Data extract start

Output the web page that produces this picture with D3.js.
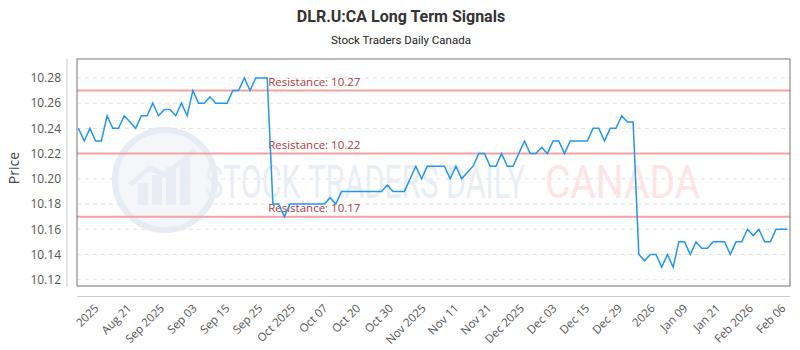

Data extract end
Data extract start

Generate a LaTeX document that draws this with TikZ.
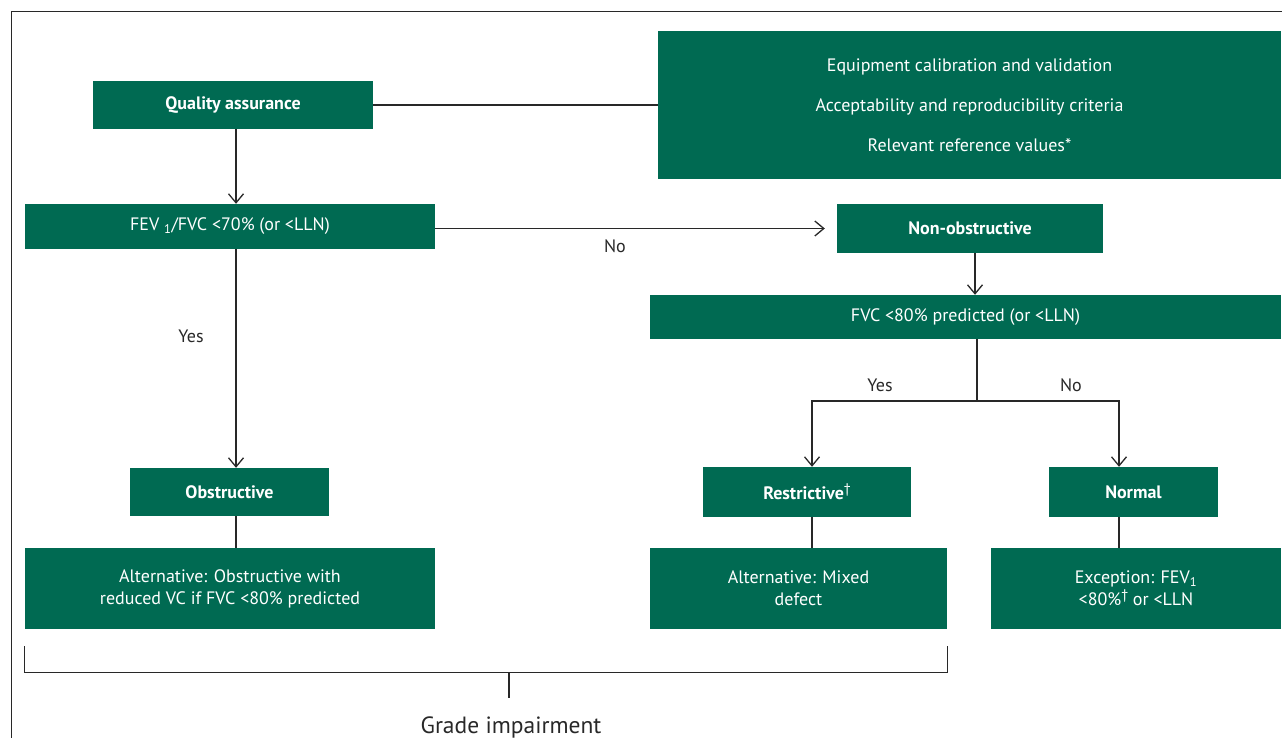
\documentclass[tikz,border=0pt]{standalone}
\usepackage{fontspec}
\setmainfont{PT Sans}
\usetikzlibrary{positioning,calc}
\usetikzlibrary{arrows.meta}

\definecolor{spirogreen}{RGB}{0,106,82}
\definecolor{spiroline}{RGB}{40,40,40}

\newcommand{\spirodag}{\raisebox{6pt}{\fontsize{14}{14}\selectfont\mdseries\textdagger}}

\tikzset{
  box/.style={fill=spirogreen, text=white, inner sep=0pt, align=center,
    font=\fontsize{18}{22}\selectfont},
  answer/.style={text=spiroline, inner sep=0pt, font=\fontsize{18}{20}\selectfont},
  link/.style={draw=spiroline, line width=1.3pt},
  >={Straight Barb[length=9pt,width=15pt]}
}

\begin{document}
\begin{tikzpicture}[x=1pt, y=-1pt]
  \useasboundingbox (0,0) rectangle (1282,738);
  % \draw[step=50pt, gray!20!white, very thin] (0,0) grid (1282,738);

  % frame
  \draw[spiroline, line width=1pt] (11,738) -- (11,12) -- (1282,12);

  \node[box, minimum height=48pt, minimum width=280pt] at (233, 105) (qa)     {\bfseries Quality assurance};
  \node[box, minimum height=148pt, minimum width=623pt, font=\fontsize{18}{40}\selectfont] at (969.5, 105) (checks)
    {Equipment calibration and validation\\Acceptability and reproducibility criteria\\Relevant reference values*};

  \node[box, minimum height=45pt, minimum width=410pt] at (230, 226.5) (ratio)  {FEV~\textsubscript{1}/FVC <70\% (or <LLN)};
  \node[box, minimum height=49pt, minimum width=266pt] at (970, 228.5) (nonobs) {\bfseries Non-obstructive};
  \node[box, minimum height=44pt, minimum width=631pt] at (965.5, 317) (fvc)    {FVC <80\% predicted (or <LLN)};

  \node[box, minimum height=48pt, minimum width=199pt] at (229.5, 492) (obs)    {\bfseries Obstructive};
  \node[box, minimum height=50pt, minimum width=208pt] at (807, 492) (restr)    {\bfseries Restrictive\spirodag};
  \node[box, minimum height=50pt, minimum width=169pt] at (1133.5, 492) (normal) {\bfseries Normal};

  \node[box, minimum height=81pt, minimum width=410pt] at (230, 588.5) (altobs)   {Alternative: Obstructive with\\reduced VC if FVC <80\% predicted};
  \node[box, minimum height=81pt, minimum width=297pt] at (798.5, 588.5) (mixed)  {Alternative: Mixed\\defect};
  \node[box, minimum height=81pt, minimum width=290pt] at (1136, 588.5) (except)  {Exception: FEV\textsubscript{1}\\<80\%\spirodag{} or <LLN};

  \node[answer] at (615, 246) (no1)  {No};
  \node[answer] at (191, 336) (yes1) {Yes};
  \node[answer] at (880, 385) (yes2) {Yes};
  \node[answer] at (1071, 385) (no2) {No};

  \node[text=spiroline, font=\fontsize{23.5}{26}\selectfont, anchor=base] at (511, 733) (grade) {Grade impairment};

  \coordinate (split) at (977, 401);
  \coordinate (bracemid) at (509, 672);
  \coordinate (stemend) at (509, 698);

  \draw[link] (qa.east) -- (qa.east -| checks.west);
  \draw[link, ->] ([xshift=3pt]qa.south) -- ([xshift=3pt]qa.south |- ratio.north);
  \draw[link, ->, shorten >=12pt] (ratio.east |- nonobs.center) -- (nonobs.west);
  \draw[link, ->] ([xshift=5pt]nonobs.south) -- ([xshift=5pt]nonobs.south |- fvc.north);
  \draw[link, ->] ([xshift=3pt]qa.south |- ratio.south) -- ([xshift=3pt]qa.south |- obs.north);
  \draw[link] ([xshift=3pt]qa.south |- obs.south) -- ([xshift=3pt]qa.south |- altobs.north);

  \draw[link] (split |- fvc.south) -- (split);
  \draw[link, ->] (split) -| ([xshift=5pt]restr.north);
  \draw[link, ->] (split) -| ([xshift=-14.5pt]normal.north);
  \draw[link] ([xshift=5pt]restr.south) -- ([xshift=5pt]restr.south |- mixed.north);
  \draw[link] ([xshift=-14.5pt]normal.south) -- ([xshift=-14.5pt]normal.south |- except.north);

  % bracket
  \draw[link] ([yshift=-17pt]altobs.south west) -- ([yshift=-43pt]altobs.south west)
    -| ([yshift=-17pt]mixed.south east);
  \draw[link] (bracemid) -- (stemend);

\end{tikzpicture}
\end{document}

Data extract end
Data extract start

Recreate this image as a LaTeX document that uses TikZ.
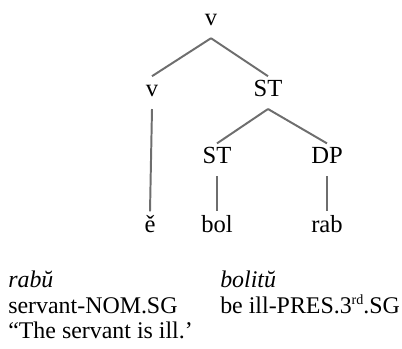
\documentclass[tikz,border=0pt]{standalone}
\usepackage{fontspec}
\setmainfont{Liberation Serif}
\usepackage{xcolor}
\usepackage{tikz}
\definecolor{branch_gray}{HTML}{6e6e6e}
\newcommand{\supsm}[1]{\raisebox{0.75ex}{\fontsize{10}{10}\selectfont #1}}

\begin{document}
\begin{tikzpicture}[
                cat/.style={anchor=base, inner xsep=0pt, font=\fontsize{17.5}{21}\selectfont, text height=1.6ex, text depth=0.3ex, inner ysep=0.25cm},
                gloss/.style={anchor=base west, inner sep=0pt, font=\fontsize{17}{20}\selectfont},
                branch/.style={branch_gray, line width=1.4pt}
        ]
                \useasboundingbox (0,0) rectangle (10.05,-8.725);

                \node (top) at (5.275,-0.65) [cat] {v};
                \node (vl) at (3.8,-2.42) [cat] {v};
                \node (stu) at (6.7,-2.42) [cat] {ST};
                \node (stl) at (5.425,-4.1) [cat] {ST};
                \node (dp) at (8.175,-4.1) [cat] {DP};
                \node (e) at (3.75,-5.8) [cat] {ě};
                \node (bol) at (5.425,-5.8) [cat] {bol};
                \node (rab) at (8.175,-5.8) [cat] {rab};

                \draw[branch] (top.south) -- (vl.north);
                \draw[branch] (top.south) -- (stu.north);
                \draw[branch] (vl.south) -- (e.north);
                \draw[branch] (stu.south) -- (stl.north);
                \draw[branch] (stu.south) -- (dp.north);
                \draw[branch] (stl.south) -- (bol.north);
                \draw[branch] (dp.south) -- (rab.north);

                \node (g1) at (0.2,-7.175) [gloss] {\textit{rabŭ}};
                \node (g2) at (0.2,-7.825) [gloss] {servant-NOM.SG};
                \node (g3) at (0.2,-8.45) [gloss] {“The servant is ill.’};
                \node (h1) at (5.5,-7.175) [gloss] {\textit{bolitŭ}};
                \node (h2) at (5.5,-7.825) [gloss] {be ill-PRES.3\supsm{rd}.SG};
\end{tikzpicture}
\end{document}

Data extract end

> **Prompt**:
Write out every line from the entries where "that" appears.

> **Full solution**:
Output the web page that produces this picture with D3.js.
Generate a LaTeX document that draws this with TikZ.
Recreate this image as a LaTeX document that uses TikZ.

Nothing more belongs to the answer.